Malegaon, about 270 km from Mumbai and the second largest city in Nashik District, Maharashtra, was considered the epicentre of polio-virus five years ago due to its dogged resistance to polio immunisation. Out of four-lakh-odd families, including six lakh Muslim families, at least 1,000 Muslim households refused polio drops for their children and this number fluctuated with each immunisation round. The prejudice stemmed from rumours that the drops would make their children impotent.
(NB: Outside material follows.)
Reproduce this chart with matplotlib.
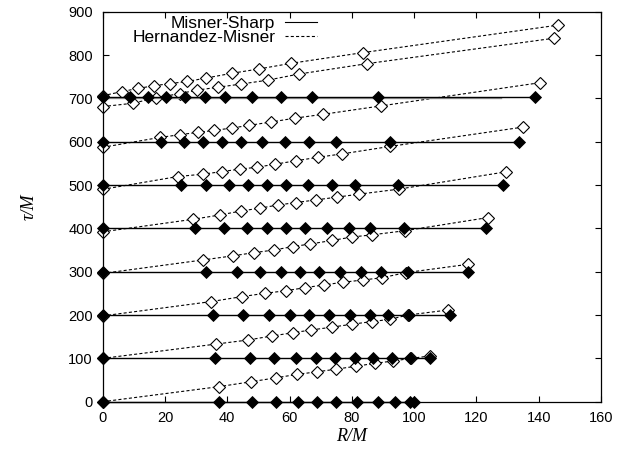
import matplotlib
matplotlib.use("Agg")
import matplotlib.pyplot as plt
from matplotlib.lines import Line2D

plt.rcParams['font.family'] = ['Liberation Sans', 'DejaVu Sans']
plt.rcParams['lines.scale_dashes'] = False

# Misner-Sharp slices: constant tau, radial positions of the shells
ms_tau = [0, 100, 200, 300, 400, 500, 600, 704]
ms_R = [
    [0, 37.2, 47.9, 55.8, 62.6, 68.8, 75.0, 81.6, 88.3, 93.8, 98.6, 99.9],
    [0, 36.2, 47.3, 55.0, 62.1, 68.5, 74.7, 81.1, 86.9, 92.8, 98.6, 105.0],
    [0, 35.5, 45.2, 53.4, 60.0, 66.4, 72.8, 79.5, 85.9, 91.7, 98.4, 111.4],
    [0, 33.2, 43.1, 50.5, 57.1, 63.5, 69.6, 76.3, 83.0, 89.4, 97.9, 117.2],
    [0, 29.8, 39.0, 46.3, 52.9, 58.9, 65.1, 72.0, 79.2, 85.9, 96.8, 123.2],
    [0, 25.2, 33.2, 40.4, 46.7, 52.9, 59.0, 65.8, 73.6, 81.1, 94.9, 128.6],
    [0, 18.8, 26.0, 32.3, 38.3, 44.4, 51.0, 58.4, 66.4, 75.0, 92.2, 133.7],
    [0, 8.7, 14.6, 20.2, 26.3, 32.7, 39.4, 47.9, 57.1, 67.2, 88.3, 138.8],
]
# extra Misner-Sharp slice without shell markers
ms_plain_R = [0, 128]
ms_plain_tau = [700, 700]

# Hernandez-Misner slices: (R, tau) of the same shells
hm_R = [
    [0, 37.2, 47.6, 55.5, 62.4, 68.8, 74.9, 81.4, 87.5, 93.3, 99.0, 105.0],
    [0, 36.4, 46.8, 54.3, 61.0, 67.0, 73.6, 80.0, 86.4, 92.3, 98.0, 110.9],
    [0, 34.8, 44.7, 52.0, 58.7, 64.9, 71.0, 77.3, 83.7, 89.6, 97.5, 117.3],
    [0, 32.1, 41.7, 48.6, 55.0, 61.1, 66.7, 73.6, 80.0, 86.4, 97.0, 123.6],
    [0, 29.1, 37.7, 44.4, 50.4, 56.4, 62.1, 68.6, 75.2, 82.4, 95.1, 129.5],
    [0, 24.1, 32.1, 38.3, 44.0, 49.5, 55.3, 62.1, 69.1, 77.0, 92.2, 135.0],
    [0, 18.5, 24.7, 30.5, 35.8, 41.4, 47.0, 54.1, 61.9, 70.6, 89.3, 140.3],
    [0, 9.6, 17.0, 24.7, 30.3, 37.0, 44.4, 53.0, 62.9, 84.8, 144.9],
    [0, 6.1, 11.4, 16.4, 21.5, 27.2, 33.3, 41.6, 50.3, 60.6, 83.5, 146.2],
]
hm_tau = [
    [0, 34.6, 46.0, 55.0, 63.0, 69.0, 75.0, 82.0, 88.6, 94.0, 100.0, 105.5],
    [100, 133.0, 142.5, 151.7, 159.0, 165.6, 172.0, 178.8, 184.8, 190.2, 200.0, 211.6],
    [198, 231.0, 242.5, 250.0, 256.0, 263.0, 269.5, 275.7, 281.0, 286.0, 298.0, 317.0],
    [296, 327.0, 336.5, 344.0, 350.0, 358.0, 364.0, 372.0, 380.0, 385.0, 394.5, 424.8],
    [392, 421.0, 431.0, 440.0, 446.6, 454.0, 459.6, 465.8, 472.0, 479.0, 490.5, 530.5],
    [490, 519.6, 525.0, 531.0, 536.7, 541.0, 548.0, 556.0, 564.0, 572.0, 589.0, 633.7],
    [587, 610.0, 616.0, 621.6, 626.0, 631.5, 637.6, 645.5, 654.5, 663.0, 682.5, 736.0],
    [681, 688.6, 701.0, 711.0, 719.0, 725.6, 733.0, 742.0, 756.0, 780.0, 838.7],
    [706, 715.5, 723.0, 729.0, 734.0, 739.0, 747.0, 758.0, 768.0, 781.0, 805.5, 869.0],
]

x_ticks = [0, 20, 40, 60, 80, 100, 120, 140, 160]
y_ticks = [0, 100, 200, 300, 400, 500, 600, 700, 800, 900]

fig = plt.figure(figsize=(6.19, 4.51), dpi=100)
ax = fig.add_axes([0.1659, 0.1093, 0.805, 0.8648])

dash = (2.2, 1.6)
for R, t in zip(hm_R, hm_tau):
    ax.plot(R, t, color='black', lw=0.8, dashes=dash, marker='D', ms=6.3,
            mfc='white', mec='black', mew=0.8, clip_on=False, zorder=2)

ax.plot(ms_plain_R, ms_plain_tau, color='#9a9a9a', lw=1.0, zorder=2.5)
for R, t in zip(ms_R, ms_tau):
    ax.plot(R, [t] * len(R), color='black', lw=1.0, marker='D', ms=6.3,
            mfc='black', mec='black', mew=0.6, clip_on=False, zorder=3)

ax.set_xlim(0, 160)
ax.set_ylim(0, 900)
ax.set_xticks(x_ticks)
ax.set_yticks(y_ticks)
ax.tick_params(direction='in', top=True, right=True, length=4, width=0.8,
               labelsize=10.5, pad=7)
for s in ax.spines.values():
    s.set_linewidth(0.9)

ax.set_xlabel('R/M', family=['Liberation Serif', 'DejaVu Serif'],
              style='italic', fontsize=13, labelpad=2)
ax.set_ylabel('τ/M', family=['Liberation Serif', 'DejaVu Serif'],
              style='italic', fontsize=13, labelpad=22)

# legend: label text right-aligned before the line sample
hs = [Line2D([], [], color='black', lw=0.8),
      Line2D([], [], color='black', lw=0.8, dashes=dash)]
leg = ax.legend(hs, ['Misner-Sharp', 'Hernandez-Misner'], loc='upper right',
                bbox_to_anchor=(0.4295, 0.99), frameon=False,
                markerfirst=False, fontsize=12.5, handlelength=1.84,
                handletextpad=0.54, labelspacing=-0.05, borderpad=0,
                borderaxespad=0)

fig.savefig('out.png', dpi=100)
The breakthrough came with Rotary establishing the Ulema Committee for Polio Eradication in Malegaon in 2010, following the success of a similar committee formed in Uttar Pradesh in 2007, to overcome the community’s resistance to polio drops. This was the time when more than 80 per cent of India’s polio cases where found in the Muslim community. Through this new working relationship, the Ulemas (Muslim religious leaders) were involved in clearing misconceptions about polio vaccines in families through door to door campaigns, and Friday sermons at mosques. Even a Fatwa was issued encouraging people to give polio immunisation to their children to protect them from the crippling disease. “We never dreamt that this initiative would be such a big success,” said Rotary Foundation India (RFI) Chair Ashok Mahajan, who also heads the Committee.
This Committee has gone a long way in breaking the resistance against the vaccine and helped India get the coveted ‘Polio-free’ certification from WHO.
This Committee has gone a long way in breaking the resistance against the vaccine and helped India get the coveted ‘Polio-free’ certification from WHO, and was felicitated by four Rotary clubs of Malegaon. It was attended by Mahajan, NCM Rajeev Pradhan, DG Shantharam Deshmukh, other Rotarians and general public. Mayor of Malegaon Haji Ibrahim, the chief guest, requested the Rotarians to erect hoardings across the city announcing the NID dates to remind people to bring their children to the booths without fail.
“We will continue our efforts to keep India polio-free,” said one of the 40 Muslim clerics, who attended the event, and thanked Rotary for its unrelenting engagement with the community. “Given the real and imminent danger of re-infection, we cannot slacken our vigil and we have to give all it takes to realise the promise we have made to the children of the world,” said Mahajan.